With both demand and competition for base metals and critical minerals increasing due to the global energy transition, Fortescue continued to grow its portfolio, including via assets in Latin America and Africa, Chief of Growth and Strategy Gus Pichot said.

“In line with our critical minerals strategy, this quarter we entered into a binding agreement to acquire the remaining 64 percent of Alta Copper’s shares,” he said.

“We’ve also continued to progress studies into the Belinga Iron Ore Project in Gabon, establishing a presidential taskforce to streamline the planning and delivery of an integrated mine, rail and port solution.”

Fortescue also continued to make progress on its green energy ambitions, delivering its first large-scale battery energy storage system at North Star Junction, situated alongside the Iron Bridge project, with a total capacity of 250 Megawatt-hours. That’s the first step in a planned 4 to 5 Gigawatt-hour rollout of energy storage required to support the decarbonisation of its operations in future.

“We are fundamentally changing how we power our operations by combining firmed renewable energy, our high-voltage transmission infrastructure and growing electric fleet, led by Fortescue Zero technologies,” Otranto said.

To help ensure the continuation of its iron ore exports to China, Fortescue has increased its senior leadership in that country and its purchases of battery electric storage, solar panels and wind turbines from Chinese companies, Otranto told a results call, including from electric vehicle maker BYD.

He said it was “critically important” for the company as it enters into “very, very robust, very strong conversations” with China Mineral Resources Group (CMRG), which buys iron ore on behalf of more than half of China’s steel mills.

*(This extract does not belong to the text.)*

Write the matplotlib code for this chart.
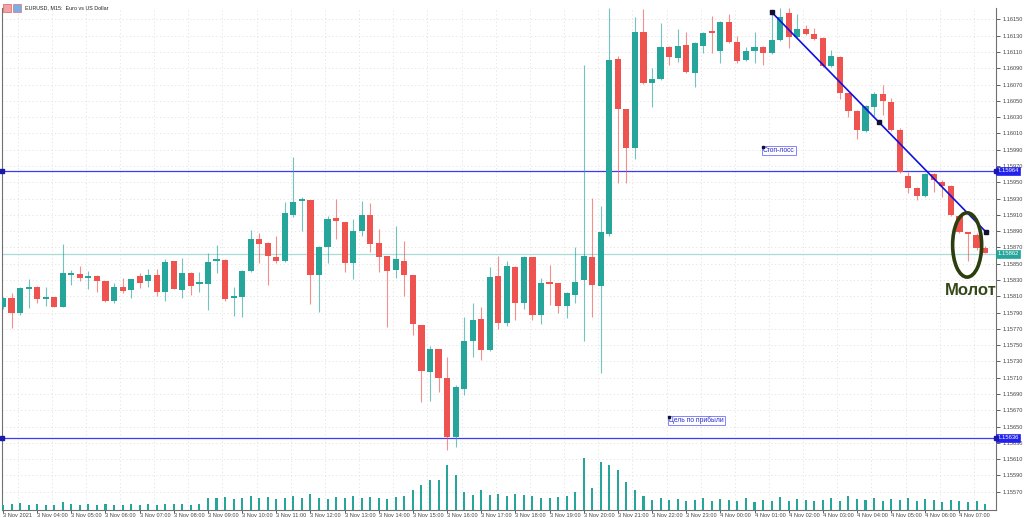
import numpy as np
import matplotlib
matplotlib.use('Agg')
import matplotlib.pyplot as plt
import matplotlib.transforms as mtransforms
from matplotlib.patches import Ellipse, Rectangle

plt.rcParams['font.family'] = ['Liberation Sans', 'DejaVu Sans']

BULL = '#26a69a'
BEAR = '#ef5350'
LINE_BLUE = '#3a3aff'

# EURUSD M15, 3 Nov 2021 03:00 .. 4 Nov 2021 07:45
opens = [1.15797, 1.15808, 1.15789, 1.15819, 1.15821, 1.15807, 1.15809, 1.15797, 1.15836, 1.15837,
         1.15832, 1.15835, 1.15829, 1.15804, 1.15821, 1.15818, 1.15835, 1.15829, 1.15836, 1.15815,
         1.15853, 1.15818, 1.15839, 1.15825, 1.15825, 1.15853, 1.15855, 1.15808, 1.15809, 1.15841,
         1.15880, 1.15875, 1.15858, 1.15853, 1.15910, 1.15927, 1.15928, 1.15836, 1.15871, 1.15906,
         1.15901, 1.15851, 1.15890, 1.15910, 1.15875, 1.15859, 1.15842, 1.15853, 1.15836, 1.15775,
         1.15717, 1.15745, 1.15710, 1.15637, 1.15696, 1.15755, 1.15782, 1.15744, 1.15835, 1.15777,
         1.15846, 1.15802, 1.15858, 1.15787, 1.15828, 1.15826, 1.15798, 1.15812, 1.15830, 1.15858,
         1.15823, 1.15886, 1.16101, 1.16040, 1.15992, 1.16135, 1.16072, 1.16077, 1.16116, 1.16103,
         1.16119, 1.16084, 1.16117, 1.16136, 1.16111, 1.16147, 1.16122, 1.16100, 1.16111, 1.16116,
         1.16109, 1.16125, 1.16158, 1.16128, 1.16138, 1.16132, 1.16127, 1.16093, 1.16104, 1.16060,
         1.16038, 1.16013, 1.16043, 1.16058, 1.16049, 1.16014, 1.15958, 1.15943, 1.15933, 1.15960,
         1.15950, 1.15945, 1.15909, 1.15888, 1.15885, 1.15869]
closes = [1.15808, 1.15789, 1.15820, 1.15820, 1.15807, 1.15808, 1.15797, 1.15839, 1.15839, 1.15832,
          1.15834, 1.15829, 1.15804, 1.15821, 1.15816, 1.15831, 1.15826, 1.15836, 1.15815, 1.15852,
          1.15819, 1.15839, 1.15823, 1.15826, 1.15852, 1.15855, 1.15807, 1.15810, 1.15841, 1.15880,
          1.15874, 1.15859, 1.15853, 1.15912, 1.15926, 1.15928, 1.15836, 1.15871, 1.15905, 1.15902,
          1.15851, 1.15890, 1.15910, 1.15874, 1.15858, 1.15841, 1.15856, 1.15836, 1.15776, 1.15718,
          1.15745, 1.15710, 1.15637, 1.15699, 1.15755, 1.15781, 1.15744, 1.15834, 1.15777, 1.15847,
          1.15802, 1.15858, 1.15787, 1.15826, 1.15825, 1.15798, 1.15814, 1.15828, 1.15859, 1.15824,
          1.15889, 1.16100, 1.16040, 1.15992, 1.16135, 1.16072, 1.16077, 1.16116, 1.16104, 1.16117,
          1.16085, 1.16121, 1.16133, 1.16133, 1.16147, 1.16122, 1.16099, 1.16111, 1.16116, 1.16109,
          1.16125, 1.16153, 1.16128, 1.16138, 1.16132, 1.16126, 1.16093, 1.16105, 1.16060, 1.16038,
          1.16014, 1.16044, 1.16058, 1.16050, 1.16014, 1.15963, 1.15943, 1.15933, 1.15960, 1.15953,
          1.15945, 1.15910, 1.15889, 1.15886, 1.15869, 1.15863]
highs = [1.15809, 1.15814, 1.15821, 1.15831, 1.15823, 1.15821, 1.15809, 1.15874, 1.15842, 1.15847,
         1.15841, 1.15836, 1.15829, 1.15826, 1.15832, 1.15831, 1.15839, 1.15843, 1.15843, 1.15856,
         1.15853, 1.15857, 1.15840, 1.15840, 1.15863, 1.15873, 1.15856, 1.15821, 1.15842, 1.15891,
         1.15888, 1.15877, 1.15884, 1.15926, 1.15981, 1.15932, 1.15928, 1.15872, 1.15909, 1.15929,
         1.15901, 1.15905, 1.15927, 1.15925, 1.15893, 1.15859, 1.15896, 1.15878, 1.15836, 1.15775,
         1.15749, 1.15745, 1.15735, 1.15701, 1.15785, 1.15802, 1.15797, 1.15846, 1.15859, 1.15853,
         1.15847, 1.15859, 1.15858, 1.15832, 1.15848, 1.15826, 1.15815, 1.15871, 1.16094, 1.15931,
         1.15921, 1.16164, 1.16105, 1.16040, 1.16153, 1.16163, 1.16090, 1.16146, 1.16117, 1.16138,
         1.16135, 1.16122, 1.16135, 1.16154, 1.16148, 1.16157, 1.16130, 1.16116, 1.16135, 1.16117,
         1.16158, 1.16164, 1.16164, 1.16157, 1.16143, 1.16140, 1.16128, 1.16113, 1.16105, 1.16060,
         1.16039, 1.16045, 1.16061, 1.16070, 1.16054, 1.16017, 1.15963, 1.15944, 1.15961, 1.15961,
         1.15953, 1.15947, 1.15910, 1.15888, 1.15888, 1.15872]
lows = [1.15794, 1.15771, 1.15787, 1.15796, 1.15802, 1.15798, 1.15797, 1.15797, 1.15824, 1.15829,
        1.15819, 1.15815, 1.15803, 1.15802, 1.15814, 1.15808, 1.15820, 1.15821, 1.15810, 1.15804,
        1.15819, 1.15808, 1.15812, 1.15815, 1.15793, 1.15839, 1.15804, 1.15786, 1.15785, 1.15840,
        1.15851, 1.15824, 1.15851, 1.15852, 1.15907, 1.15890, 1.15800, 1.15791, 1.15851, 1.15880,
        1.15840, 1.15831, 1.15884, 1.15864, 1.15840, 1.15772, 1.15832, 1.15810, 1.15762, 1.15680,
        1.15681, 1.15692, 1.15621, 1.15625, 1.15689, 1.15735, 1.15732, 1.15743, 1.15770, 1.15773,
        1.15781, 1.15794, 1.15781, 1.15776, 1.15799, 1.15789, 1.15783, 1.15802, 1.15755, 1.15785,
        1.15716, 1.15884, 1.15949, 1.15949, 1.15979, 1.16071, 1.16043, 1.16076, 1.16094, 1.16098,
        1.16084, 1.16067, 1.16109, 1.16109, 1.16097, 1.16121, 1.16097, 1.16099, 1.16097, 1.16094,
        1.16108, 1.16124, 1.16115, 1.16127, 1.16131, 1.16125, 1.16092, 1.16092, 1.16052, 1.16030,
        1.16003, 1.16012, 1.16031, 1.16033, 1.16013, 1.15961, 1.15937, 1.15928, 1.15932, 1.15938,
        1.15932, 1.15909, 1.15888, 1.15853, 1.15867, 1.15863]
# tick volumes
volumes = [200, 240, 280, 200, 240, 200, 200, 320, 240, 200, 240, 200, 240, 200, 200, 240, 200, 240, 200, 240,
           240, 240, 200, 240, 480, 480, 520, 440, 480, 560, 480, 520, 440, 480, 560, 480, 640, 480, 440, 520,
           480, 560, 480, 520, 480, 440, 520, 560, 800, 1000, 1200, 1200, 1800, 1400, 720, 600, 800, 600, 640, 560,
           640, 600, 560, 480, 480, 520, 560, 720, 2080, 880, 1920, 1800, 1600, 1120, 800, 560, 400, 480, 400, 440,
           360, 400, 480, 360, 440, 400, 360, 480, 320, 400, 360, 520, 360, 440, 400, 360, 400, 480, 360, 560,
           440, 400, 480, 360, 440, 400, 480, 360, 440, 400, 320, 400, 360, 320, 360, 240]

tick_labels = (['3 Nov 2021'] + ['3 Nov %02d:00' % h for h in range(4, 24)]
               + ['4 Nov %02d:00' % h for h in range(0, 8)])
price_ticks = np.arange(1.15570, 1.16151, 0.0002)

stop_loss = 1.15964
take_profit = 1.15636
bid = 1.15862
trend_x = [90, 102.55, 115.1]
trend_y = [1.16159, 1.16024, 1.15889]
sl_text_pos = (89, 1.15993)
tp_text_pos = (78, 1.15662)
hammer_center = (112.9, 1.15873)

W, H = 1024, 518
fig = plt.figure(figsize=(W / 100, H / 100), dpi=100)
fig.patch.set_facecolor('white')
ax = fig.add_axes([2 / W, 8 / H, 994 / W, 502 / H])

idx = np.arange(len(opens))
o = np.array(opens)
c = np.array(closes)
hi = np.array(highs)
lo = np.array(lows)
colors = np.where(c >= o, BULL, BEAR)

# volumes on their own scale at the bottom
axv = ax.twinx()
axv.bar(idx, volumes, width=0.24, color=BULL, zorder=1)
axv.set_ylim(0, 20080)
axv.set_yticks([])
for s in axv.spines.values():
    s.set_visible(False)

ax.vlines(idx, lo, hi, colors=colors, linewidth=0.8, alpha=0.65, zorder=3)
body = np.maximum(np.abs(c - o), 0.000025)
ax.bar(idx, body, bottom=np.minimum(o, c), width=0.72, color=colors, linewidth=0, zorder=4)

ax.set_xlim(-0.12, 116.28)
ax.set_ylim(1.155475, 1.16164)

# grid
for p in price_ticks:
    ax.axhline(p, color='#e2e2e2', lw=0.6, ls=(0, (1.5, 3)), zorder=0)
for gx in np.arange(1.7, 116, 4):
    ax.axvline(gx, color='#e2e2e2', lw=0.6, ls=(0, (1.5, 3)), zorder=0)

ax.yaxis.tick_right()
ax.set_yticks(price_ticks)
ax.set_yticklabels(['%.5f' % p for p in price_ticks])
ax.tick_params(axis='y', length=3, width=0.6, pad=1.5, labelsize=4.1, colors='#444444')
ax.set_xticks(np.arange(0, 116, 4))
ax.set_xticklabels(tick_labels, ha='left')
ax.tick_params(axis='x', length=2, width=0.6, pad=0.5, labelsize=4.1, colors='#444444')
ax.spines['top'].set_visible(False)
for s in ['left', 'right', 'bottom']:
    ax.spines[s].set_color('#707070')
    ax.spines[s].set_linewidth(0.8)

# horizontal levels
yb = mtransforms.blended_transform_factory(ax.transAxes, ax.transData)
for lvl, col, lc in [(stop_loss, '#2222ee', LINE_BLUE), (take_profit, '#2222ee', LINE_BLUE),
                     (bid, BULL, '#a8dcd5')]:
    ax.axhline(lvl, color=lc, lw=0.9, zorder=2)
    ax.text(1.0015, lvl, '%.5f' % lvl, transform=yb, ha='left', va='center', fontsize=4.2,
            color='white', clip_on=False, zorder=10,
            bbox=dict(boxstyle='square,pad=0.25', fc=col, ec=col, lw=0.5))
for lvl in [stop_loss, take_profit]:
    ax.plot([0, 1], [lvl, lvl], 's', color='#1a1aaa', ms=2.2, transform=yb, clip_on=False, zorder=11)

# trend line
ax.plot([trend_x[0], trend_x[-1]], [trend_y[0], trend_y[-1]], color='#1010e0', lw=1.2, zorder=6)
ax.plot(trend_x, trend_y, 's', color='#111133', ms=2.3, zorder=7)

# text labels
for pos, txt in [(sl_text_pos, 'Стоп-лосс'), (tp_text_pos, 'Цель по прибыли')]:
    ax.text(pos[0], pos[1], txt, ha='left', va='top', fontsize=4.8, color='#2a2acc', zorder=8,
            bbox=dict(boxstyle='square,pad=0.15', fc='none', ec='#7070ff', lw=0.6))
    ax.plot([pos[0]], [pos[1]], 's', color='#111133', ms=2, zorder=9)

# hammer
ax.add_patch(Ellipse(hammer_center, 3.4, 0.00079, fill=False, ec='#2c3d0e', lw=2.6, zorder=9))
ax.text(113.3, 1.15817, 'Молот', ha='center', va='center', fontsize=12, fontweight='bold',
        family=['Liberation Sans Narrow', 'Liberation Sans', 'DejaVu Sans'],
        color='#36471a', zorder=9)

# title
fig.patches.append(Rectangle((3 / W, 1 - 12 / H), 8 / W, 8 / H, transform=fig.transFigure,
                             fc='#f3a3a3', ec='#d06060', lw=0.5))
fig.patches.append(Rectangle((13 / W, 1 - 12 / H), 8 / W, 8 / H, transform=fig.transFigure,
                             fc='#7aaee6', ec='#e07070', lw=0.5))
fig.text(25 / W, 1 - 7.5 / H, 'EURUSD, M15:  Euro vs US Dollar', fontsize=3.9, color='#222222',
         va='center', ha='left')

fig.savefig('out.png', dpi=100, facecolor='white')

Fortescue maintained its FY26 guidance for shipments, production costs and capital expenditure, with management expressing confidence that the strong first-half performance provides momentum heading into the second half of the financial year. It will report half-year results on Feb. 25.

However, some analysts say the share price is still overvalued.

“The market appears to be pricing in continued robust iron ore demand from China, driven by a belief in ongoing mega-infrastructure projects and resilient steel consumption. This assumes that elevated Chinese demand can offset global industry headwinds. Should this prove optimistic, Fortescue’s future revenue could disappoint,” according to one consensus.